Henry (Adam Driver), un comédien de stand-up à l’humour féroce, et Anne (Marion Cotillard), une cantatrice française, forment l’un des couples les plus glamours et les plus adulés de Hollywood. Ils ont bientôt ensemble une fille qu’ils prénomment Annette. Mais le comportement de Henry change imperceptiblement…
Le nouveau film de Leos Carax est sans doute le plus attendu du moment. On a vu tourner sa bande-annonce pendant tout le mois de juin. Il fait l’ouverture du festival de Cannes. Il constitue seulement le sixième film de ce réalisateur hors normes, aussi fantasque qu’exigeant, révélé dans les années quatre-vingts par l’énergie et la poésie de ses deux premiers films Boy Meets Girl et Mauvais Sang avant de se brûler les ailes dans le pharaonique Amants du Pont-Neuf.
Reconnaissons honnêtement que cette impatience n’était pas vaine – même si la bande-annonce, comme souvent hélas, a déjà dévoilé l’essentiel. Somptueux opéra rock au lyrisme revendiqué, Annette nous en met plein les mirettes pendant plus de deux heures. Leos Carax réussit, avec une audace inentamée, à revisiter toutes les formes du cinéma – la comédie musicale, le drame shakespearien, le thriller, le film fantastique – à les malaxer et à faire naître une forme nouvelle d’une vibrante énergie.
Mais c’est bien là le seul atout d’un film qui devient très vite désagréable à force de prétention. On a l’impression qu’à chaque plan, Leos Carax veut nous démontrer qu’il est toujours un cinéaste qui compte, capable de nous étonner. Tant d’application m’as-tu-vu dans la démonstration devient hélas vite contreproductif. Surtout si elle ne s’accompagne pas d’un minimum de sens. Or, de sens, Annette n’en a guère. Quel en est le sujet ? un homme qui sombre dans la folie meurtrière ? un couple que la célébrité étouffe ? une enfant prodige qui trouve le courage de rompre avec son père toxique ? les trois à la fois ?
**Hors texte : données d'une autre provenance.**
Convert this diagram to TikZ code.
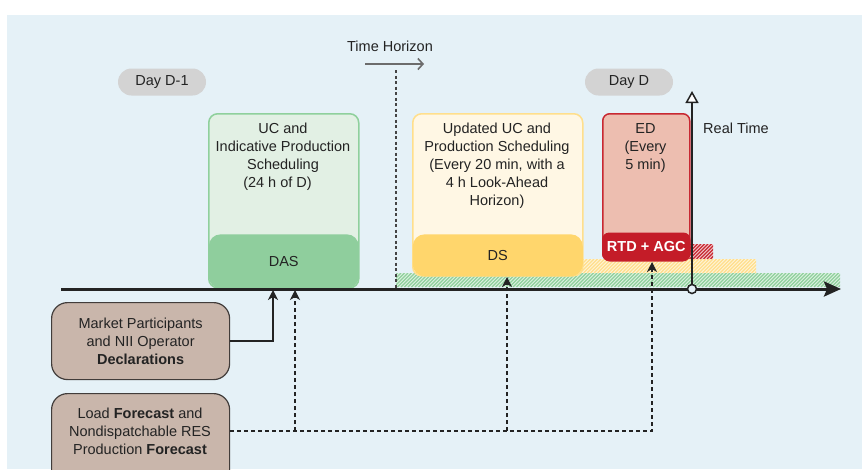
\documentclass[tikz,border=0pt]{standalone}
\usepackage{fontspec}
\setmainfont{Liberation Sans}
\usetikzlibrary{arrows.meta}
\definecolor{bg}{RGB}{229,241,247}
\definecolor{txt}{RGB}{35,35,35}
\definecolor{pillc}{RGB}{211,211,211}
\definecolor{gfill}{RGB}{226,240,228}
\definecolor{gline}{RGB}{143,208,156}
\definecolor{gband}{RGB}{143,206,157}
\definecolor{yfill}{RGB}{255,247,228}
\definecolor{yline}{RGB}{255,223,140}
\definecolor{yband}{RGB}{255,214,108}
\definecolor{rfill}{RGB}{237,190,176}
\definecolor{rline}{RGB}{200,40,50}
\definecolor{rband}{RGB}{196,28,40}
\definecolor{brownc}{RGB}{201,182,171}
\definecolor{browne}{RGB}{65,60,58}
\tikzset{
  pillbox/.style={fill=pillc, rounded corners=13.5pt, minimum width=88pt, minimum height=27pt, inner sep=0pt},
  mainbox/.style={line width=1.5pt, minimum width=#1, anchor=north west, inner sep=0pt},
  bandbox/.style={minimum width=#1, anchor=south, inner sep=0pt, rounded corners=12pt},
  boxtext/.style={align=center, anchor=north, inner sep=0pt},
  srcbox/.style={draw=browne, fill=brownc, line width=1.2pt, rounded corners=16pt, minimum width=178pt, anchor=north west, inner sep=0pt, align=center},
  tip/.style={-{Stealth[length=10pt,width=10pt,inset=3pt]}},
  dashline/.style={draw=txt, line width=1.3pt, dash pattern=on 4pt off 3pt},
  solidline/.style={draw=txt, line width=1.5pt},
}
\begin{document}
\begin{tikzpicture}[x=1pt,y=-1pt, font=\fontsize{14.5}{18}\selectfont, text=txt]
\useasboundingbox (0,0) rectangle (862,469);
\fill[bg] (7,15) rectangle (862,469);

% hatched bands
\begin{scope}
\clip (396,273) rectangle (840,287);
\fill[gline!30] (396,273) rectangle (840,287);
\foreach \i in {380,383.5,...,850} \draw[gline, line width=1.2pt] (\i,287) -- ++(14,-14);
\end{scope}
\begin{scope}
\clip (560,259) rectangle (756,273);
\fill[yline!35] (560,259) rectangle (756,273);
\foreach \i in {545,548.5,...,760} \draw[yline, line width=1.2pt] (\i,273) -- ++(14,-14);
\end{scope}
\begin{scope}
\clip (689,244) rectangle (713,259);
\fill[rline!25] (689,244) rectangle (713,259);
\foreach \i in {672,675.5,...,716} \draw[rline, line width=1.2pt] (\i,259) -- ++(15,-15);
\end{scope}

% pills
\node[pillbox] (dd1) at (162,82) {Day D-1};
\node[pillbox] (dd) at (629,82) {Day D};

% time horizon
\node (th) at (390,46) {Time Horizon};
\coordinate (tha) at (365,64);
\coordinate (thb) at (424,64);
\draw[draw=gray!85!black, line width=1.6pt, -{Straight Barb[length=5pt,width=11pt]}] (tha) -- (thb);
\coordinate (thv0) at (396,70);
\coordinate (thv1) at (396,289);
\draw[draw=txt!85, line width=1.2pt, dash pattern=on 3pt off 2.5pt] (thv0) -- (thv1);

% DAS box
\node[mainbox=150pt, draw=gline, fill=gfill, rounded corners=9pt, minimum height=174pt] (dasbox) at (208,113) {};
\node[bandbox=150pt, fill=gband, minimum height=54pt] (das) at (dasbox.south) {DAS};
\node[boxtext] (dast) at (283,123) {UC and\\Indicative Production\\Scheduling\\(24 h of D)\hspace*{11pt}};

% DS box
\node[mainbox=170pt, draw=yline, fill=yfill, rounded corners=9pt, minimum height=162pt] (dsbox) at (412,113) {};
\node[bandbox=170pt, fill=yband, minimum height=42pt] (ds) at (dsbox.south) {DS};
\node[boxtext] (dst) at (497,123) {Updated UC and\\Production Scheduling\\(Every 20 min, with a\\4 h Look-Ahead\\Horizon)};

% ED box
\node[mainbox=87pt, draw=rline, fill=rfill, rounded corners=7pt, minimum height=147pt] (edbox) at (602,113) {};
\node[bandbox=88.5pt, fill=rband, minimum height=28pt, rounded corners=7pt, text=white, font=\fontsize{14.5}{18}\selectfont\bfseries] (rtd) at ([yshift=0.75pt]edbox.south) {RTD + AGC};
\node[boxtext] (edt) at (645.5,123) {ED\\(Every\\5 min)};

% timeline
\coordinate (tl0) at (61,289);
\coordinate (tl1) at (841,289);
\draw[draw=txt, line width=3pt, -{Stealth[length=17pt,width=15pt,inset=3pt]}] (tl0) -- (tl1);

% real time
\coordinate (rt0) at (692,289);
\coordinate (rt1) at (692,91);
\draw[solidline, -{Triangle[length=12pt,width=13pt,fill=white]}] (rt0) -- (rt1);
\node[circle, draw=txt, fill=bg, line width=1.5pt, minimum size=9pt, inner sep=0pt] (rtc) at (rt0) {};
\node (rtl) at (736,128) {Real Time};

% source boxes
\node[srcbox, minimum height=77pt] (mkt) at (51,302) {Market Participants\\and NII Operator\\\textbf{Declarations}};
\node[srcbox, minimum height=95pt] (ldbox) at (51,393) {};
\node[align=center, inner sep=0pt] (ld) at (140,431) {Load \textbf{Forecast} and\\Nondispatchable RES\\Production \textbf{Forecast}};

% connectors
\coordinate (a1) at (273,290);
\coordinate (a2) at (295,290);
\coordinate (a3) at (507,277);
\coordinate (a4) at (652,262);
\coordinate (ldE) at (ldbox.east |- ld.center);
\coordinate (j2) at (295,431);
\coordinate (j3) at (507,431);
\draw[solidline, tip] (mkt.east) -| (a1);
\draw[dashline, tip] (ldE) -| (a4);
\draw[dashline, tip] (j2) -- (a2);
\draw[dashline, tip] (j3) -- (a3);
\end{tikzpicture}
\end{document}
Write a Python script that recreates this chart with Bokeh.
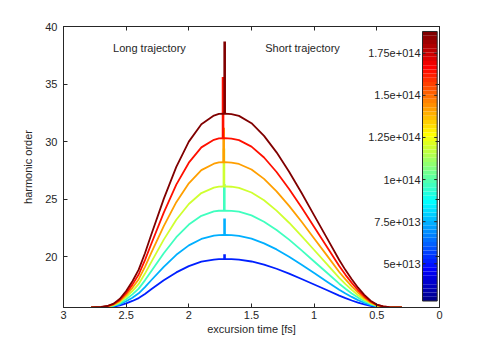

On a l’impression que Carax se désintéresse de l’histoire qu’il raconte, obnubilé qu’il est par la perfection formelle de chacune des scènes qui la composent. C’est peut-être une façon efficace d’écrire un opéra – et Annette, grâce à la musique indémodable des Sparks, contient en effet quelques scènes d’anthologie. Mais ce n’est pas la meilleure pour réaliser un film.